In this talk, I will be discussing the key materials I have unearthed in the Special Collections that has helped me shape some tangible evidence to the arguments I am making about the freedom and constraints involved in physics speculation, especially through some of the physics problems faced by the scientists in moving between theoretical prediction and experiment. Most of the materials I am looking at are from between the 1950s and 1970s in terms of the atomic energy collection, especially certain key reports from the Argonne Lab and the Atomic Energy Commission about specific nuclear reactions, write-ups about the instruments, as well as lectures given by visiting physicists, the latter to gauge the intellectual climate of that time and the issues that were formative to that period. I also look at selected materials from CERN through the various symposia that took place place, such as the ones at Rochester, so as to connect the history of the earlier discovery made to the subsequent planning and building of the Large Hadron Collider.
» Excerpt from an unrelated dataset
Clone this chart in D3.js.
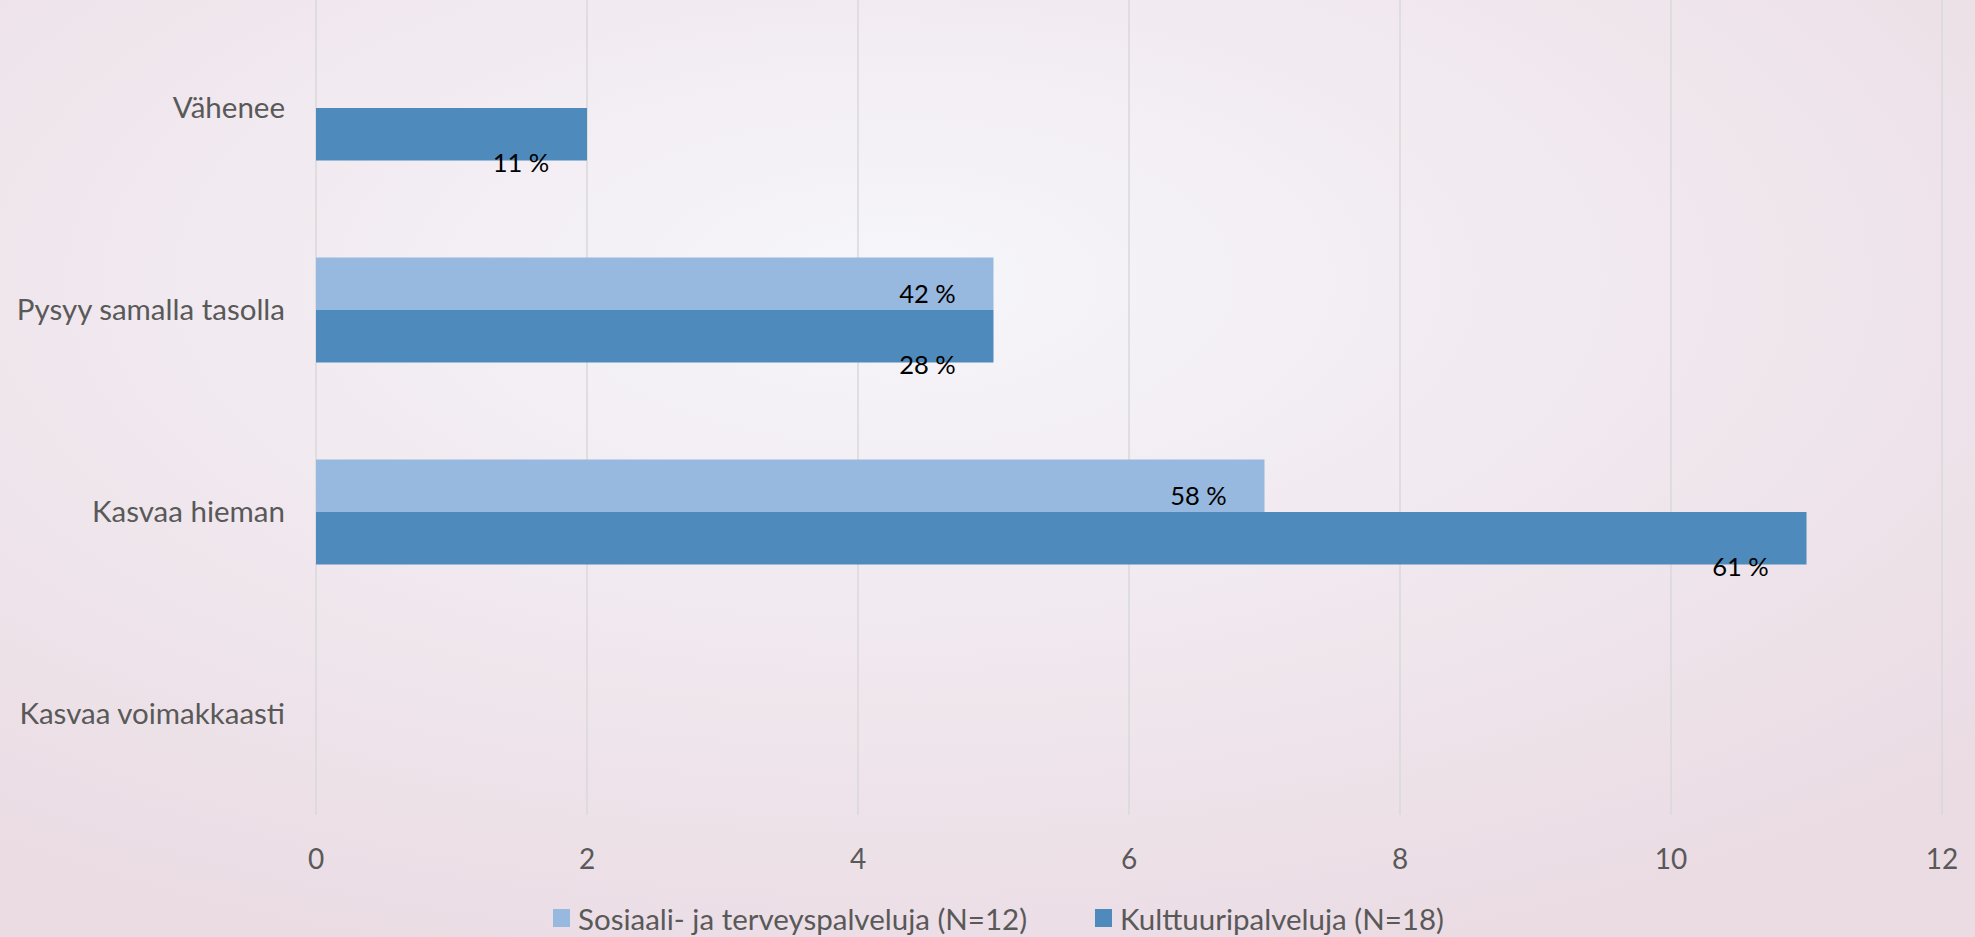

As my doctoral dissertation is also interested in theorizing and constructing models of fiction, specifically for its third chapter, through the use of speculative science fiction as well as speculative science fact for the purpose of extending the imaginative realm of the scientific real, I am also examining some fictional and creative non-fiction works from the Special Collections, especially Linus Pauling’s collection of Analog Science Fact and Fiction, as well as excerpts of fictional materials from the Atomic Energy collection. With the illustration of some sample fictions and speculative non-fiction, the second part of my talk will concentrate on trying to formulate some preliminary ideas concerning how fictionalizing can be use as a way for creatively modeling existing scientific ideas, theories and facts that aid scientists in pondering about more speculative areas of science, while also using scientific material to deal imaginatively with interdisciplinary studies of science and the humanities. The question of language, and the epistemological trade between science and the humanities, will also be addressed.